Work to complete
Lines that contain the string "LaTeX" are to be copied; leave out all others.

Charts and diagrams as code
───
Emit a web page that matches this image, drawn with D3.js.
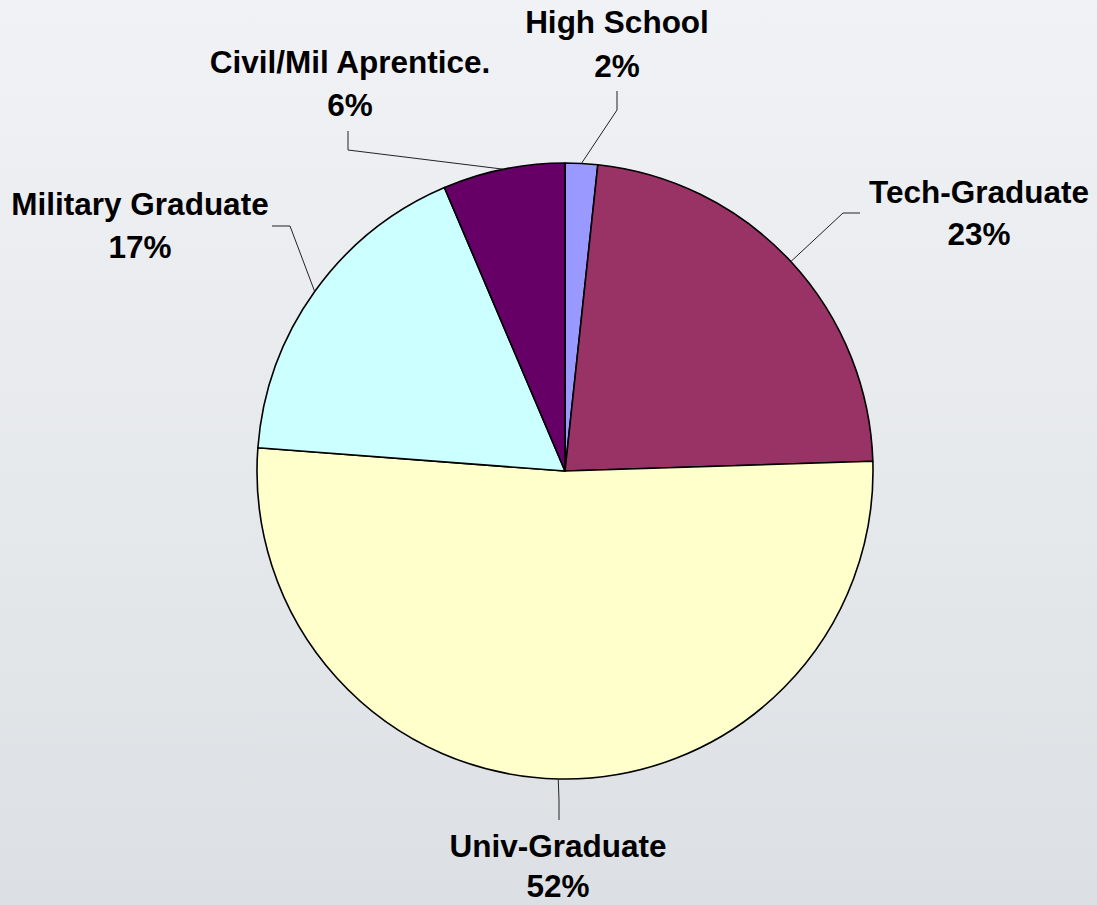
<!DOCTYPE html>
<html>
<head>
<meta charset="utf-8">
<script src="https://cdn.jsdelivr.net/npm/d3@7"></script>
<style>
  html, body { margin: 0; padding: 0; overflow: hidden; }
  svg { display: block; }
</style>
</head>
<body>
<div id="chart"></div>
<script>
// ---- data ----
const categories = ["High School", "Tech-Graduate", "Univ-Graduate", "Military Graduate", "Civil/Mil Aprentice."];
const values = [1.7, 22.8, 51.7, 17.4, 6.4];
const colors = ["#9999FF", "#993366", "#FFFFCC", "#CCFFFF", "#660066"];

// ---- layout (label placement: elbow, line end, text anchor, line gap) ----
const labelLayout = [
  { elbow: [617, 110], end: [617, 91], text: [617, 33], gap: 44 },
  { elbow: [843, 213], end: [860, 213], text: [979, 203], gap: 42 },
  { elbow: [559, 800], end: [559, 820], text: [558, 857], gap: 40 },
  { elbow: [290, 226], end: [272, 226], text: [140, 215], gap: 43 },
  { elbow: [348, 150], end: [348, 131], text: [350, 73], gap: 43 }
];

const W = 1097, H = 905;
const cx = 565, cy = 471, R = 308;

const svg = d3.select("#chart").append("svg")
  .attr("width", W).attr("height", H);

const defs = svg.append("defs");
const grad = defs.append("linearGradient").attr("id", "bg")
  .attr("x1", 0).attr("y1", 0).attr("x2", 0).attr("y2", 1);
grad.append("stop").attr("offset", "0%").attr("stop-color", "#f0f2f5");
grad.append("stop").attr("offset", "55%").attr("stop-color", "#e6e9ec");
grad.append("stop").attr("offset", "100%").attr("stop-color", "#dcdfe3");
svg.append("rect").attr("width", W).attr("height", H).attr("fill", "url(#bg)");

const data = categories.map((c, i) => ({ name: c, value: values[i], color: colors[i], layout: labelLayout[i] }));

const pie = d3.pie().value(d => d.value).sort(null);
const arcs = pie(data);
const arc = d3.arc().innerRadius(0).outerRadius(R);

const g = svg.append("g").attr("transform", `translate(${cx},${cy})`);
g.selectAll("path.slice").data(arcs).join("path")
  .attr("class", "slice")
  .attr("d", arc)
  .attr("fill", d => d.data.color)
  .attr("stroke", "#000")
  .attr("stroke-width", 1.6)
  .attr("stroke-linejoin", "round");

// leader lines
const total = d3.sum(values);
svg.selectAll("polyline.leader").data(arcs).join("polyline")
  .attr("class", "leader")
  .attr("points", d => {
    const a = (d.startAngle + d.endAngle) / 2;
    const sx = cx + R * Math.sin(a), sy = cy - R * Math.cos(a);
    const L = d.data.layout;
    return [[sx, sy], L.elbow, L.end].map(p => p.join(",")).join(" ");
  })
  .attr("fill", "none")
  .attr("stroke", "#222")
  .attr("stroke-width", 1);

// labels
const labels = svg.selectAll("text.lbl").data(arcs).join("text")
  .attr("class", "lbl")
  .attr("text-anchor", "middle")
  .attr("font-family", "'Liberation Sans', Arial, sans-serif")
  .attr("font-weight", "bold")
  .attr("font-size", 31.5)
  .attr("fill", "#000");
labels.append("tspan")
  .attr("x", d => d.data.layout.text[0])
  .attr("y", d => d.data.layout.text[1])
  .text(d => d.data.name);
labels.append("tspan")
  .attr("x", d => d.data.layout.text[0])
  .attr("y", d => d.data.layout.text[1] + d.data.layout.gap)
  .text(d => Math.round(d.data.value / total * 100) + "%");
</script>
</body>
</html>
───
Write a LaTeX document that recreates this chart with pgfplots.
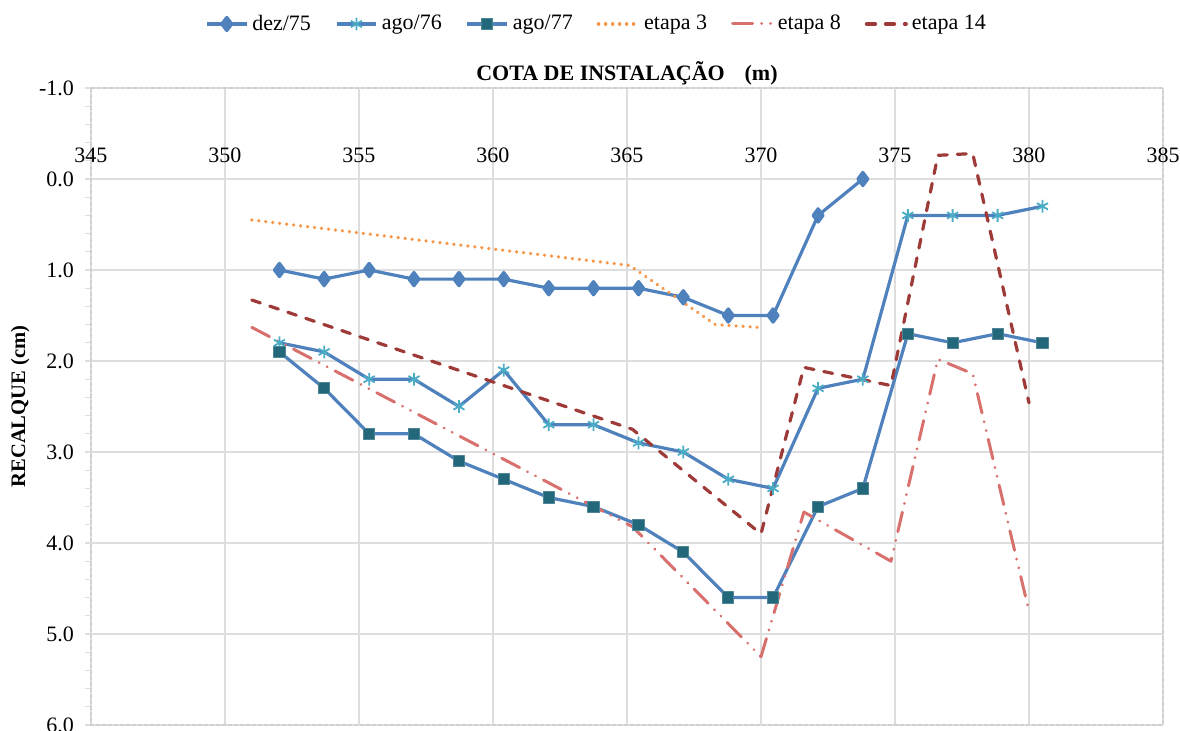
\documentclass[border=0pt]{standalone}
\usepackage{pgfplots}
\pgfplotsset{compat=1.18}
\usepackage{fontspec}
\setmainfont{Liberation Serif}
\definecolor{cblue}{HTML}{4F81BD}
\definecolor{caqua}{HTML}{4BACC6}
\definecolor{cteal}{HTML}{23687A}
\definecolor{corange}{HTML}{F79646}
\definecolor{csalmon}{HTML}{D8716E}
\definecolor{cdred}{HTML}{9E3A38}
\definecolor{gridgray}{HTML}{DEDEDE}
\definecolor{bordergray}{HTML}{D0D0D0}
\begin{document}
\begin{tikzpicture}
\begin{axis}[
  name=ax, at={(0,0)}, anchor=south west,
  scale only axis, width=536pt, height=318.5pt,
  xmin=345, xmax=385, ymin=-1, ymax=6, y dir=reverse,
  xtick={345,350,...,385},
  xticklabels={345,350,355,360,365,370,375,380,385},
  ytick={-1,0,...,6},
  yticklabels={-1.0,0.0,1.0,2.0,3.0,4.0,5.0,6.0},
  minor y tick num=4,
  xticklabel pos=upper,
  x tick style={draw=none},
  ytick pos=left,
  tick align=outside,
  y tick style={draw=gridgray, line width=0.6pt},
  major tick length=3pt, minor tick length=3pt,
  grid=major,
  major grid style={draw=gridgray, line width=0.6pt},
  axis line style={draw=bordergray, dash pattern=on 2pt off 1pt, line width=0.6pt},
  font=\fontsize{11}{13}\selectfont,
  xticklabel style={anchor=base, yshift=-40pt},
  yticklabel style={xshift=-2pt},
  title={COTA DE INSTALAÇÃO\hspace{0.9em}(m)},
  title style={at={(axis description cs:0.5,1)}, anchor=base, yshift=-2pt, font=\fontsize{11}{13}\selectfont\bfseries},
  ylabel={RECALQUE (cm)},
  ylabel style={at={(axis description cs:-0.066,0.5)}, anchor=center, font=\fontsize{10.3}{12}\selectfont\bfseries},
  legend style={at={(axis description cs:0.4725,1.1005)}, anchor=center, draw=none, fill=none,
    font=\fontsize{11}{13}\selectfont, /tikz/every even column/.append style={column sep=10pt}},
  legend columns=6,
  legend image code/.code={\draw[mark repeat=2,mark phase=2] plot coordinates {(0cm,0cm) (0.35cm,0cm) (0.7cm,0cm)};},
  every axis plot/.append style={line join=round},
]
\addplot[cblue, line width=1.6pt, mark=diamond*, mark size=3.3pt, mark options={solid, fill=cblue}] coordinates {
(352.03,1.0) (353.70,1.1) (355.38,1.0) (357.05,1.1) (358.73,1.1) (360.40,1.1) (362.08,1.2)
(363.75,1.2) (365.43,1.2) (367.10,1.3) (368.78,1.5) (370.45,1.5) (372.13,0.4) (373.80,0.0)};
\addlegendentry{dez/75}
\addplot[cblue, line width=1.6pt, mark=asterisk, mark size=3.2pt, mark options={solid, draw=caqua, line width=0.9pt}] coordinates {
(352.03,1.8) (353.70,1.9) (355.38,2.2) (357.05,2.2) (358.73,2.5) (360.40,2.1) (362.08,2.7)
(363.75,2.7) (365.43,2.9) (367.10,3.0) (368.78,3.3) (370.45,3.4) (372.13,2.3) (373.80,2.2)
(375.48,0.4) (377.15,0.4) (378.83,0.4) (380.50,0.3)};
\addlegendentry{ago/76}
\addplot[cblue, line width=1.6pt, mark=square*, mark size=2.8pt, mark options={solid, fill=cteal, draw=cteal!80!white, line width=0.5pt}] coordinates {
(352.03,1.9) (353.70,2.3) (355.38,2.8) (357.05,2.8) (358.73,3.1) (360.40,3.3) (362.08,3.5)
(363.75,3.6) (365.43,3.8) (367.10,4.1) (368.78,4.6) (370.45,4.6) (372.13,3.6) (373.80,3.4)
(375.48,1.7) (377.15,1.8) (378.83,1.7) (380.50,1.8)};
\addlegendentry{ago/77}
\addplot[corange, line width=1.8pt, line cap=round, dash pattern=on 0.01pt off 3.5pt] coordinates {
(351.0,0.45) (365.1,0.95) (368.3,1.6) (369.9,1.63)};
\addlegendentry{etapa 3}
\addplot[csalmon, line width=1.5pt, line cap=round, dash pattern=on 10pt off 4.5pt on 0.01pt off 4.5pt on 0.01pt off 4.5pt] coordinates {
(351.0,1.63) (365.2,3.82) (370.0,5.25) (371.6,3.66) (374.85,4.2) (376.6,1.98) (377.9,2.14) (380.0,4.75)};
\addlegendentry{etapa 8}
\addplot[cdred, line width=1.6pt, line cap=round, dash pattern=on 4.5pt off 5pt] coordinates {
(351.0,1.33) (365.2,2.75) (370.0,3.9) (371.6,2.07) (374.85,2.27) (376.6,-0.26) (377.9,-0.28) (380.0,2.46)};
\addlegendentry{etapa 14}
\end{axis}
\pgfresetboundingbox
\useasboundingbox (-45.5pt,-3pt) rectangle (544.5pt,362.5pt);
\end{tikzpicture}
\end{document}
───
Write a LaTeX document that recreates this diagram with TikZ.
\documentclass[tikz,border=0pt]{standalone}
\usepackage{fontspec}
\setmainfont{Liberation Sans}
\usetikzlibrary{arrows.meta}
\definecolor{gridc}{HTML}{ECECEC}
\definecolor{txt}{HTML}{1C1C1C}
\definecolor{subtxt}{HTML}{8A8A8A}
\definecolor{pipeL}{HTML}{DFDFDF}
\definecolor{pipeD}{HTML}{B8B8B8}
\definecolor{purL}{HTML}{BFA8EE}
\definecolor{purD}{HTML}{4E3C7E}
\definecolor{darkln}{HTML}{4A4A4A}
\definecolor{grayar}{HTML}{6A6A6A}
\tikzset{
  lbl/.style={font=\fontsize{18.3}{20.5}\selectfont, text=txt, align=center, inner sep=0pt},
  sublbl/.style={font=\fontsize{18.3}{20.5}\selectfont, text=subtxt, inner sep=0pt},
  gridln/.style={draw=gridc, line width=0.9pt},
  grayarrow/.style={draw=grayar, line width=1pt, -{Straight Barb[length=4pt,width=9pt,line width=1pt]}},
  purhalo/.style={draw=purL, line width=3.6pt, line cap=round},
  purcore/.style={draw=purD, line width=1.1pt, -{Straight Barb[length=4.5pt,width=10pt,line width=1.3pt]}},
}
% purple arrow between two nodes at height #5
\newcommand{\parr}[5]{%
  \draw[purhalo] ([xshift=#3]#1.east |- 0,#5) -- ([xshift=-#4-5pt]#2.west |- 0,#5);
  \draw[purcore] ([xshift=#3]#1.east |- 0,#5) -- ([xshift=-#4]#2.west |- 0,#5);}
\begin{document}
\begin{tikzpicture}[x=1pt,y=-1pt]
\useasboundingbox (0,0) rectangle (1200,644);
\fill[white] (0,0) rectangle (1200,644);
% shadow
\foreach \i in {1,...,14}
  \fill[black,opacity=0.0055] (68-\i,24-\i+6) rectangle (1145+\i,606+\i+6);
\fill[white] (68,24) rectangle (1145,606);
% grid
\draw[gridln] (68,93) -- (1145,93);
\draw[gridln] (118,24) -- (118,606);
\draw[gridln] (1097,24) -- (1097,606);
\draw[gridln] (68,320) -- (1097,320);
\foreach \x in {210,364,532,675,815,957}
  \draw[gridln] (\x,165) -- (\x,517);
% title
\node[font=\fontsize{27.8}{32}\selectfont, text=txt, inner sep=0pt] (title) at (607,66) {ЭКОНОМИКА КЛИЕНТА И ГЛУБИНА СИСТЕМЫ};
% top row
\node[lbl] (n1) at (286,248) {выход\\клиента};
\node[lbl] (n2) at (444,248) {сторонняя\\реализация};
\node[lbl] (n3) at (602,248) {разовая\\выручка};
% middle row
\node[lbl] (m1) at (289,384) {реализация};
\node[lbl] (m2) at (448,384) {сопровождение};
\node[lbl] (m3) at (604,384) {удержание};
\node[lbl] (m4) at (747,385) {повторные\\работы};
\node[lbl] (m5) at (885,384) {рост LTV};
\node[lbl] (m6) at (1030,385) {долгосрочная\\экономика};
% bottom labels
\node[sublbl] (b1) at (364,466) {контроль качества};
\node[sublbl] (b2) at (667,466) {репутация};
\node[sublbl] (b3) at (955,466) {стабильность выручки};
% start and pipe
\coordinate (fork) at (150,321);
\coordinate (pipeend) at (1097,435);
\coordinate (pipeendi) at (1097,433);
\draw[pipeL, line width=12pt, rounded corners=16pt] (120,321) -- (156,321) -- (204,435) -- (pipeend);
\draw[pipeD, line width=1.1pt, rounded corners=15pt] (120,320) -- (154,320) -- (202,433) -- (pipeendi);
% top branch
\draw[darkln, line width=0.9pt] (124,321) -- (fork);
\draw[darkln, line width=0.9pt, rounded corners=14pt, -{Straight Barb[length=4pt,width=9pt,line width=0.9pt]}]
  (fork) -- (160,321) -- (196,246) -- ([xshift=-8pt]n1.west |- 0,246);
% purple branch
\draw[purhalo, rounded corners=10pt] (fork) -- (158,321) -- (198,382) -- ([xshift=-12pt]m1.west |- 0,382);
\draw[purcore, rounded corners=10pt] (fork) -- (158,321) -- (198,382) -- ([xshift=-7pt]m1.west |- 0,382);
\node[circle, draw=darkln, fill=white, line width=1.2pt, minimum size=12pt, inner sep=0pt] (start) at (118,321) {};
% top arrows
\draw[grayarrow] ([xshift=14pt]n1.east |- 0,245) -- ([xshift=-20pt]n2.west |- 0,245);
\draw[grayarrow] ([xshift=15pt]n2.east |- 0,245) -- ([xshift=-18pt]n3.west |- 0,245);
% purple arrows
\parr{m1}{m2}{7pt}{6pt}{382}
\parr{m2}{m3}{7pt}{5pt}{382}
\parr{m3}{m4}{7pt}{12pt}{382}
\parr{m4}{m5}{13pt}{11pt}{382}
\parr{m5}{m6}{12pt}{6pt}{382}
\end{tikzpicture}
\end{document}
───
Output for this exercise
Write a LaTeX document that recreates this chart with pgfplots.
Write a LaTeX document that recreates this diagram with TikZ.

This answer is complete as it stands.